* [THE EXERCISE]: Take the lines from the head of the listing through the one bearing "plt.rcParams['axes.unicode_minus'] = False" and copy them exactly, leaving every picture out.

* [INFORMATION PROVIDED]:
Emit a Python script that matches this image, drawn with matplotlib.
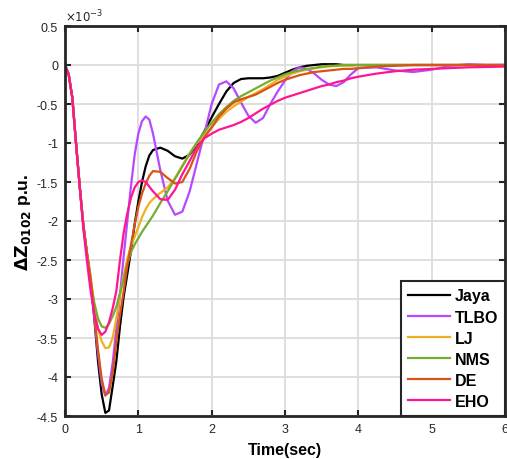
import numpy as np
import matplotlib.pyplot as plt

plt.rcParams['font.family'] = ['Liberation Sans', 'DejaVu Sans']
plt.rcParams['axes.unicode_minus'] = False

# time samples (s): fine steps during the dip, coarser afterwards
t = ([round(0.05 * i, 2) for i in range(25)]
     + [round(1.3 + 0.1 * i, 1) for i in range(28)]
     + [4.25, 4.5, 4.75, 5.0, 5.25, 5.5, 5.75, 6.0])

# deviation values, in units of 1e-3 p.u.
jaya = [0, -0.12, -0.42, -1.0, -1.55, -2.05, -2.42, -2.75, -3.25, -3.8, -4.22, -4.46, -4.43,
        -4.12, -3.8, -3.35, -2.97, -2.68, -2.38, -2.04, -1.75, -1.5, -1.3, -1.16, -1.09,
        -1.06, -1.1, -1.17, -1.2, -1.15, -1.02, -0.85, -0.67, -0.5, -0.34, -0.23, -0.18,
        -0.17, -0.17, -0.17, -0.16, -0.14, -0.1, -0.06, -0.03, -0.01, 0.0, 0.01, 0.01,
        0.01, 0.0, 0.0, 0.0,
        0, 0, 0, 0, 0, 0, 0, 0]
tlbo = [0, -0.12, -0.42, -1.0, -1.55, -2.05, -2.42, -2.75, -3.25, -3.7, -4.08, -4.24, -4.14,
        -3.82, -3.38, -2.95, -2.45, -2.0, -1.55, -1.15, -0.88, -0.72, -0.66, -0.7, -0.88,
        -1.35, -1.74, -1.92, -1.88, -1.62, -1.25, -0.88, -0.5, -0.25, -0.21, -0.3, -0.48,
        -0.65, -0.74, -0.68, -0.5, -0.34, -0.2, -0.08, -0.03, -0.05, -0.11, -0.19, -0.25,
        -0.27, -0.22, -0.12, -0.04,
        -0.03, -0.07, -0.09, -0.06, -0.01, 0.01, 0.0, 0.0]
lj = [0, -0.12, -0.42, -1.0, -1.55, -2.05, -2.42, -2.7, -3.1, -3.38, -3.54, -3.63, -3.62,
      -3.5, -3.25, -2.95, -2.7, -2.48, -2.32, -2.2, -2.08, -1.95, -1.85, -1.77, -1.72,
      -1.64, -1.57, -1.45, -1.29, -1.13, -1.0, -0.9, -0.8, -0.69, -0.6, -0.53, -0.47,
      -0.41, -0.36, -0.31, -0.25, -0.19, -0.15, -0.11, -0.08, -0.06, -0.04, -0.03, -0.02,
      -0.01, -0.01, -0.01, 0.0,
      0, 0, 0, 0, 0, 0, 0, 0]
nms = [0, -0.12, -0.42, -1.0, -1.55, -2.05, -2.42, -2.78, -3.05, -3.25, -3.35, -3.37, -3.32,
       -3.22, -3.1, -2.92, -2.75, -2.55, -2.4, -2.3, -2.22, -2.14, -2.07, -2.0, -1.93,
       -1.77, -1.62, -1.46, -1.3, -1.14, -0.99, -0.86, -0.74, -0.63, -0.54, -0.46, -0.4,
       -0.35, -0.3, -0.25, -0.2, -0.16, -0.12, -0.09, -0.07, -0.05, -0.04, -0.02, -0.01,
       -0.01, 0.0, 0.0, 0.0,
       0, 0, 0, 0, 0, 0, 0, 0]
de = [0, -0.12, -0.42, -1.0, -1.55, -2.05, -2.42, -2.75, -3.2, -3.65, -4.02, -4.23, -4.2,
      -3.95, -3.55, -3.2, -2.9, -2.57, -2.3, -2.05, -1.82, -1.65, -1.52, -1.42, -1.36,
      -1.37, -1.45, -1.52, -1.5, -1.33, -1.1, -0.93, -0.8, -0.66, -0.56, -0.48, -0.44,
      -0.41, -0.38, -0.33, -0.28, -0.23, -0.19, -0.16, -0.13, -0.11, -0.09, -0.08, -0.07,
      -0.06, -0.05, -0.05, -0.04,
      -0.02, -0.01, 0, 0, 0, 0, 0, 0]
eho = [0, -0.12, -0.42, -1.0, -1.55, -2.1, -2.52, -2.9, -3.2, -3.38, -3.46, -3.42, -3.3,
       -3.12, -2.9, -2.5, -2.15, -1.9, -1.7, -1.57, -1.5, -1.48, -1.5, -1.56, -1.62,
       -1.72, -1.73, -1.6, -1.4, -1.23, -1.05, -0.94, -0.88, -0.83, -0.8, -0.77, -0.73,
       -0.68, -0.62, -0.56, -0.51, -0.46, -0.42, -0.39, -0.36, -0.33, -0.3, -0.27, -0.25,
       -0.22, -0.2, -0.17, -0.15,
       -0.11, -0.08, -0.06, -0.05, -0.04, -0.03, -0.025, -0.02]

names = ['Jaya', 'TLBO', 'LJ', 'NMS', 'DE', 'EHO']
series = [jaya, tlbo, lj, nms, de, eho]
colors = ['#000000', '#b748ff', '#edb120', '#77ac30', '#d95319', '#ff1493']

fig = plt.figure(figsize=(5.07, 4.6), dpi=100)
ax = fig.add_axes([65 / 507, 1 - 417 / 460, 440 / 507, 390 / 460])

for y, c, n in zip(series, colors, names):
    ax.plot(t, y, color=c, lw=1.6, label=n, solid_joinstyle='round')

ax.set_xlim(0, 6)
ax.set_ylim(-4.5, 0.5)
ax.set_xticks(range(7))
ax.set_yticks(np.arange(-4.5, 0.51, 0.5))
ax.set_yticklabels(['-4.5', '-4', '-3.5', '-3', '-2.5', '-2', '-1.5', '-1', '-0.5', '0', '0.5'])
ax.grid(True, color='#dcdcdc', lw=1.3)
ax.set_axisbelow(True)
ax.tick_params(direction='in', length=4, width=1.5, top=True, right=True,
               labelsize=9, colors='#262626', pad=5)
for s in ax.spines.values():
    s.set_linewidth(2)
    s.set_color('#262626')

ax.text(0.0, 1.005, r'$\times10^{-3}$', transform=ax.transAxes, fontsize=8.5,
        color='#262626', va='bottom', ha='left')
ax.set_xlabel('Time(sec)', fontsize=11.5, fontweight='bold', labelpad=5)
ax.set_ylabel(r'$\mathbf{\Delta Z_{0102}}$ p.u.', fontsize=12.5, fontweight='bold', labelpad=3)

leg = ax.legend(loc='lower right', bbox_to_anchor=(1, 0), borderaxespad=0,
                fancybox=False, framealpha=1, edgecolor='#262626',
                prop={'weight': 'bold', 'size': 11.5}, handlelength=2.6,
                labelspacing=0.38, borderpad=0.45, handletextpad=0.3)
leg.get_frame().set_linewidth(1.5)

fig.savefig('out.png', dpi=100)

* [COMPLETE ANSWER]:
Emit a Python script that matches this image, drawn with matplotlib.
import numpy as np
import matplotlib.pyplot as plt

plt.rcParams['font.family'] = ['Liberation Sans', 'DejaVu Sans']
plt.rcParams['axes.unicode_minus'] = False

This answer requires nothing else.